Gaussian Process Methods for Covariate-Based Intensity Estimation
Patric Dolmeta, Matteo Giordano
TL;DR
The paper addresses nonparametric Bayesian estimation of the covariate-driven intensity of a Cox process in an increasing-domain setting with ergodic covariates. It develops an $n$-dependent log-Gaussian prior on the log-intensity built from Gaussian processes with Sobolev RKHS and combines it with an exponential (or sigmoid) link to enforce positivity, showing minimax-optimal posterior contraction rates of order $n^{-\beta/(2\beta+d)}$ for ground truths with regularity $\beta$. The findings extend prior work to a broader class of Gaussian priors, including Matérn processes, and weaken link-function assumptions, while proving contraction in both the $L^1$ norm and a covariate-dependent empirical metric, with implications for predictive accuracy of the intensity. The work offers a theoretically grounded, practically appealing Bayesian approach for covariate-informed intensity estimation in spatial statistics, and it highlights directions for adaptivity, computation, and extensions to infill asymptotics.
Abstract
We study nonparametric Bayesian inference for the intensity function of a covariate-driven point process. We extend recent results from the literature, showing that a wide class of Gaussian priors, combined with flexible link functions, achieve minimax optimal posterior contraction rates.

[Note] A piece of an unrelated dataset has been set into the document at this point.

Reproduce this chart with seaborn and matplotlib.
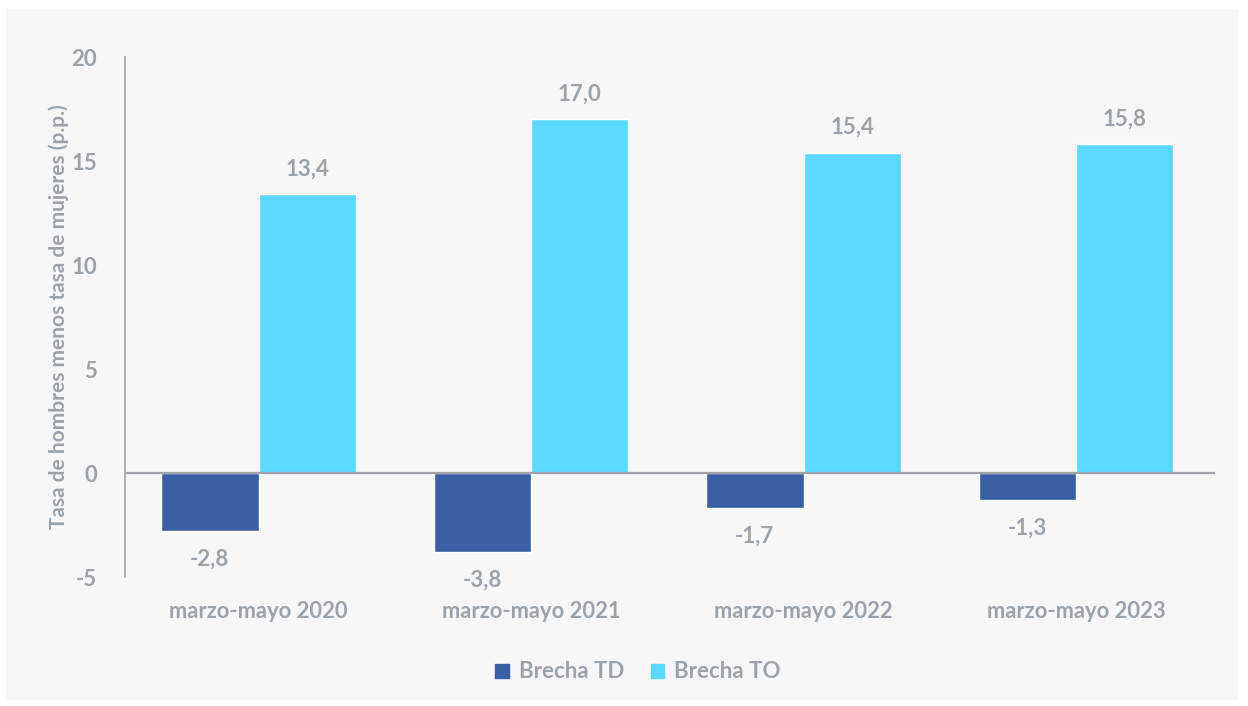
import matplotlib
matplotlib.use("Agg")
import matplotlib.pyplot as plt
import seaborn as sns
import pandas as pd
from matplotlib.patches import Rectangle

periodos = ["marzo-mayo 2020", "marzo-mayo 2021", "marzo-mayo 2022", "marzo-mayo 2023"]
brecha_td = [-2.8, -3.8, -1.7, -1.3]
brecha_to = [13.4, 17.0, 15.4, 15.8]
series = ["Brecha TD", "Brecha TO"]
colores = ["#3A5FA5", "#5AD8FF"]
gris = "#9AA2AB"

df = pd.DataFrame({
    "periodo": periodos * 2,
    "serie": [series[0]] * 4 + [series[1]] * 4,
    "valor": brecha_td + brecha_to,
})

sns.set_style("white")
plt.rcParams["font.family"] = ["Lato", "DejaVu Sans"]
plt.rcParams["font.weight"] = "bold"

fig = plt.figure(figsize=(12.48, 7.06), dpi=100)
fig.patch.set_facecolor("white")
fig.patches.append(Rectangle((6 / 1248, 6 / 706), 1232 / 1248, 691 / 706,
                             transform=fig.transFigure, facecolor="#F7F7F7",
                             edgecolor="none", zorder=-10))
ax = fig.add_axes([125 / 1248, 129 / 706, 1090 / 1248, 520 / 706])
ax.set_facecolor("none")
ax.set_zorder(1)

sns.barplot(data=df, x="periodo", y="valor", hue="serie", palette=colores,
            width=0.715, gap=0, saturation=1, ax=ax, legend=False)

ax.set_xlim(-0.49, 3.51)
ax.set_ylim(-5, 20)
ax.set_yticks([-5, 0, 5, 10, 15, 20])
ax.set_yticklabels(["-5", "0", "5", "10", "15", "20"])
ax.axhline(0, color="#A0A4A8", lw=1.6, zorder=3)

for s in ["top", "right", "bottom"]:
    ax.spines[s].set_visible(False)
ax.spines["left"].set_color("#A0A4A8")
ax.spines["left"].set_linewidth(1.2)
ax.tick_params(axis="y", direction="in", length=6, color="#A0A4A8", width=1.2,
               labelsize=16, labelcolor=gris, pad=20)
ax.tick_params(axis="x", length=0, labelsize=15.8, labelcolor=gris, pad=17)
for t in ax.get_xticklabels() + ax.get_yticklabels():
    t.set_fontweight("bold")

ax.set_xlabel("")
ax.set_ylabel("Tasa de hombres menos tasa de mujeres (p.p.)", fontsize=15,
              color=gris, fontweight="bold", labelpad=2)

for cont in ax.containers:
    for bar in cont:
        v = bar.get_height()
        xc = bar.get_x() + bar.get_width() / 2
        txt = f"{v:.1f}".replace(".", ",")
        if v >= 0:
            ax.text(xc, v + 0.7, txt, ha="center", va="bottom", fontsize=16,
                    color=gris, fontweight="bold")
        else:
            ax.text(xc, v - 0.85, txt, ha="center", va="top", fontsize=16,
                    color=gris, fontweight="bold")

handles = [Rectangle((0, 0), 1, 1, color=c) for c in colores]
fig.legend(handles, series, loc="center", bbox_to_anchor=(638 / 1248, 1 - 672 / 706),
           ncol=2, frameon=False, labelcolor=gris,
           handlelength=0.6, handleheight=0.6, handletextpad=0.45, columnspacing=1.2,
           prop={"weight": "bold", "size": 16})

fig.savefig("out.png", dpi=100, facecolor=fig.get_facecolor())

Our result includes widespread prior choices such as the popular Matérn processes, with the standard exponential (and sigmoid) link, and implies that the resulting methodologically attractive procedures optimally solve the statistical problem at hand, in the increasing domain asymptotics and under the common assumption in spatial statistics that the covariates are stationary and ergodic.